Last week, out of a perceived need to respond to concerns that quality of life is deteriorating in the city, Mayor Bill de Blasio went after the semi-naked women of Times Square known as desnudas, the latest incarnation of subversive go-getter. The women mill about the pedestrian plazas in thongs, with feathered headdresses and painted breasts, posing alongside tourists and expecting money in return. Their counterparts are men and women who dress up as Minnie Mouse or Iron Man or Woody from “Toy Story” and stand beside children as parents take pictures and provide tips. At a news conference, Mr. de Blasio expressed displeasure with the whole scene in Times Square, saying that the city would “address it in a very aggressive manner.”

The people soliciting there with their clothes off, or in the case of those dressed as cartoon characters, stiflingly on, are mostly immigrants. (It hardly bears remarking that if you had something better to do than stand around in skintight, head-to-toe spandex in 95-degree heat, you’d probably be doing it.) Many speak little English. A day after the mayor’s proclamation, one of the desnudas working just below Seventh Avenue and 43rd Street was counseling two others who had gotten dressed. The two women spoke Spanish and were concerned not about the police — being topless in New York City is not illegal — but about officers from the Labor Department who were said to be around. The women didn’t fear getting kicked out of Times Square, necessarily: They feared getting deported.

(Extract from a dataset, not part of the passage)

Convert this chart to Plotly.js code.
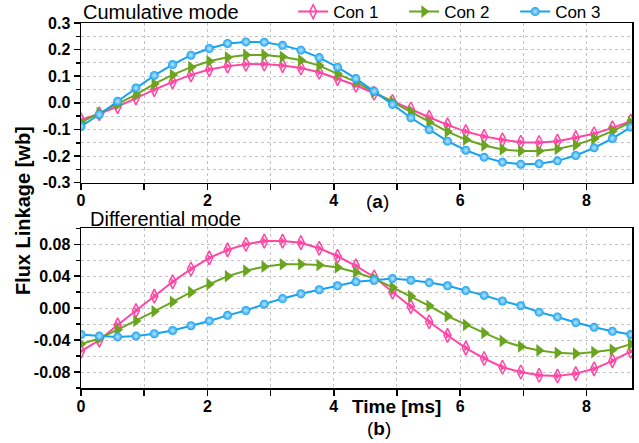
<!DOCTYPE html>
<html>
<head>
<meta charset="utf-8">
<script src="https://cdn.plot.ly/plotly-3.0.1.min.js"></script>
<style>html,body{margin:0;padding:0;background:#fff}#chart{width:639px;height:443px}</style>
</head>
<body>
<div id="chart"></div>
<script>
// time points [ms]
var time = [0, 0.29, 0.58, 0.87, 1.16, 1.45, 1.74, 2.03, 2.32, 2.61, 2.90, 3.19, 3.48, 3.77, 4.06, 4.35,
            4.64, 4.93, 5.22, 5.51, 5.80, 6.09, 6.38, 6.67, 6.96, 7.25, 7.54, 7.83, 8.12, 8.41, 8.70];

// (a) Cumulative mode
var cumCon1 = [-0.064, -0.041, -0.014, 0.019, 0.050, 0.079, 0.105, 0.125, 0.138, 0.145, 0.146, 0.140, 0.131, 0.115, 0.091, 0.066,
               0.036, 0.005, -0.023, -0.054, -0.083, -0.108, -0.126, -0.139, -0.148, -0.149, -0.144, -0.131, -0.116, -0.094, -0.069];
var cumCon2 = [-0.073, -0.039, -0.006, 0.031, 0.071, 0.105, 0.134, 0.156, 0.171, 0.180, 0.180, 0.173, 0.160, 0.140, 0.109, 0.079,
               0.040, 0.003, -0.033, -0.073, -0.108, -0.138, -0.160, -0.175, -0.181, -0.181, -0.173, -0.158, -0.135, -0.106, -0.073];
var cumCon3 = [-0.089, -0.044, 0.006, 0.056, 0.103, 0.144, 0.179, 0.204, 0.223, 0.229, 0.228, 0.216, 0.198, 0.170, 0.134, 0.091,
               0.044, -0.006, -0.056, -0.101, -0.144, -0.178, -0.204, -0.223, -0.231, -0.229, -0.218, -0.198, -0.169, -0.134, -0.091];

// (b) Differential mode
var difCon1 = [-0.054, -0.040, -0.021, -0.003, 0.015, 0.033, 0.049, 0.063, 0.073, 0.080, 0.084, 0.084, 0.082, 0.075, 0.065, 0.053,
               0.039, 0.020, 0.002, -0.017, -0.034, -0.050, -0.063, -0.074, -0.080, -0.084, -0.085, -0.082, -0.076, -0.066, -0.054];
var difCon2 = [-0.045, -0.038, -0.027, -0.016, -0.004, 0.008, 0.020, 0.030, 0.040, 0.047, 0.052, 0.055, 0.055, 0.054, 0.051, 0.045,
               0.037, 0.026, 0.015, 0.003, -0.010, -0.021, -0.031, -0.041, -0.048, -0.053, -0.056, -0.057, -0.055, -0.052, -0.045];
var difCon3 = [-0.033, -0.035, -0.036, -0.035, -0.032, -0.028, -0.022, -0.016, -0.009, -0.003, 0.005, 0.012, 0.018, 0.023, 0.028, 0.033,
               0.035, 0.037, 0.035, 0.032, 0.028, 0.022, 0.016, 0.009, 0.003, -0.005, -0.011, -0.018, -0.024, -0.029, -0.033];

var seriesNames = ["Con 1", "Con 2", "Con 3"];
var xTickVals = [0, 2, 4, 6, 8];
var xTickText = ["0", "2", "4", "6", "8"];
var yTopVals = [-0.3, -0.2, -0.1, 0.0, 0.1, 0.2, 0.3];
var yTopText = ["-0.3", "-0.2", "-0.1", "0.0", "0.1", "0.2", "0.3"];
var yBotVals = [-0.08, -0.04, 0.0, 0.04, 0.08];
var yBotText = ["-0.08", "-0.04", "0.00", "0.04", "0.08"];

var PINK = "#ff46a5", GREEN = "#6ba520", BLUE = "#16a2ef";
var FONT = "Arial, 'Liberation Sans', sans-serif";

function pinkTraces(y, xa, ya, legend) {
  return [
    {x: time, y: y, xaxis: xa, yaxis: ya, type: "scatter", mode: "lines+markers", name: seriesNames[0],
     showlegend: legend, legendgroup: "c1",
     line: {color: PINK, width: 2},
     marker: {symbol: "diamond-tall-open", size: 10, color: PINK, line: {width: 1.5, color: PINK}}},
    {x: time, y: y, xaxis: xa, yaxis: ya, type: "scatter", mode: "markers", name: seriesNames[0],
     showlegend: false, legendgroup: "c1", hoverinfo: "skip",
     marker: {symbol: "triangle-right", size: 6, color: PINK}}
  ];
}
function greenTrace(y, xa, ya, legend) {
  return {x: time, y: y, xaxis: xa, yaxis: ya, type: "scatter", mode: "lines+markers", name: seriesNames[1],
          showlegend: legend, legendgroup: "c2",
          line: {color: GREEN, width: 2},
          marker: {symbol: "triangle-right", size: 11, color: GREEN}};
}
function blueTrace(y, xa, ya, legend) {
  return {x: time, y: y, xaxis: xa, yaxis: ya, type: "scatter", mode: "lines+markers", name: seriesNames[2],
          showlegend: legend, legendgroup: "c3",
          line: {color: BLUE, width: 2},
          marker: {symbol: "circle", size: 9, color: BLUE, gradient: {type: "radial", color: "#bfe6ff"}}};
}

var data = [].concat(
  pinkTraces(cumCon1, "x", "y", true),
  [greenTrace(cumCon2, "x", "y", true), blueTrace(cumCon3, "x", "y", true)],
  pinkTraces(difCon1, "x2", "y2", false),
  [greenTrace(difCon2, "x2", "y2", false), blueTrace(difCon3, "x2", "y2", false)]
);

var tickFont = {family: FONT, size: 16, color: "#000", weight: "bold"};
function xAxis(anchor) {
  return {
    anchor: anchor, domain: [0, 1], range: [0, 8.72],
    tickmode: "array", tickvals: xTickVals, ticktext: xTickText,
    ticks: "outside", ticklen: 6, tickwidth: 1.5, tickcolor: "#000",
    ticklabelstandoff: -3,
    showgrid: false, zeroline: false,
    showline: true, linecolor: "#000", linewidth: 1.5, mirror: true,
    tickfont: tickFont,
    minor: {dtick: 1, tick0: 0, ticks: "outside", ticklen: 6, tickwidth: 1.5, tickcolor: "#000",
            showgrid: true, gridcolor: "#c4c4c4", griddash: "dot", gridwidth: 1}
  };
}
function yAxis(anchor, dom, range, vals, text, minorStep) {
  return {
    anchor: anchor, domain: dom, range: range,
    tickmode: "array", tickvals: vals, ticktext: text,
    ticks: "outside", ticklen: 6, tickwidth: 1.5, tickcolor: "#000",
    showgrid: false, zeroline: false,
    showline: true, linecolor: "#000", linewidth: 1.5, mirror: true,
    tickfont: tickFont,
    minor: {dtick: minorStep, tick0: 0, ticks: "outside", ticklen: 4, tickwidth: 1.5, tickcolor: "#000",
            showgrid: true, gridcolor: "#c4c4c4", griddash: "dot", gridwidth: 1}
  };
}

var layout = {
  width: 639, height: 443,
  margin: {l: 81, r: 7, t: 23, b: 55, autoexpand: false},
  paper_bgcolor: "#fff", plot_bgcolor: "#fff",
  showlegend: true,
  legend: {orientation: "h", x: 0.385, xanchor: "left", y: 1.03, yanchor: "middle",
           font: {family: FONT, size: 17, color: "#000"}, bgcolor: "rgba(0,0,0,0)",
           itemclick: false, tracegroupgap: 0, entrywidth: 66, entrywidthmode: "pixels"},
  xaxis: xAxis("y"),
  yaxis: yAxis("x", [0.5625, 1], [-0.3, 0.3], yTopVals, yTopText, 0.05),
  xaxis2: xAxis("y2"),
  yaxis2: yAxis("x2", [0, 0.4375], [-0.1, 0.1], yBotVals, yBotText, 0.02),
  annotations: [
    {text: "Cumulative mode", xref: "paper", yref: "paper", x: 0, y: 1.030, xanchor: "left", yanchor: "middle",
     showarrow: false, font: {family: FONT, size: 20, color: "#000"}},
    {text: "Differential mode", xref: "paper", yref: "paper", x: 0.012, y: 0.463, xanchor: "left", yanchor: "middle",
     showarrow: false, font: {family: FONT, size: 20, color: "#000"}},
    {text: "(<b>a</b>)", xref: "paper", yref: "paper", x: 0.539, y: 0.510, xanchor: "center", yanchor: "middle",
     showarrow: false, font: {family: FONT, size: 19, color: "#000"}},
    {text: "(<b>b</b>)", xref: "paper", yref: "paper", x: 0.541, y: -0.11, xanchor: "center", yanchor: "middle",
     showarrow: false, font: {family: FONT, size: 19, color: "#000"}},
    {text: "<b>Time [ms]</b>", xref: "paper", yref: "paper", x: 0.5717, y: -0.05, xanchor: "center", yanchor: "middle",
     showarrow: false, font: {family: FONT, size: 19, color: "#000"}},
    {text: "<b>Flux Linkage [wb]</b>", xref: "paper", yref: "paper", x: -0.105, y: 0.485, xanchor: "center", yanchor: "middle",
     textangle: -90, showarrow: false, font: {family: FONT, size: 20, color: "#000"}}
  ]
};

Plotly.newPlot("chart", data, layout, {displayModeBar: false, staticPlot: true});
</script>
</body>
</html>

The desnudas working just south of 43rd Street argue that it is the women working north of 43rd Street who have poisoned the pool. They are the ones harassing men for $20 tips, the claim goes, and they are the ones who have attracted the negative attention. On the south side, mild flirtation and the soft sell prevail, apparently. Outside of Toys “R” Us, where the cartoon characters congregate, families are as likely to approach the costumed figures to ask for photographs as the characters are to make the move.

On Wednesday afternoon, I met Joshua Bentley, a 19-year-old of Nicaraguan and Saudi parentage who has been working in costume in Times Square for four years. He currently outfits himself as Spider-Man and averages about $9 an hour.

“I don’t get what they want people to do,” he told me, “to work, or to steal and deal drugs?” Efforts to find minimum-wage work have failed him. “I go,” he said, “and there are 20 people in line in front of me also waiting to get a job.”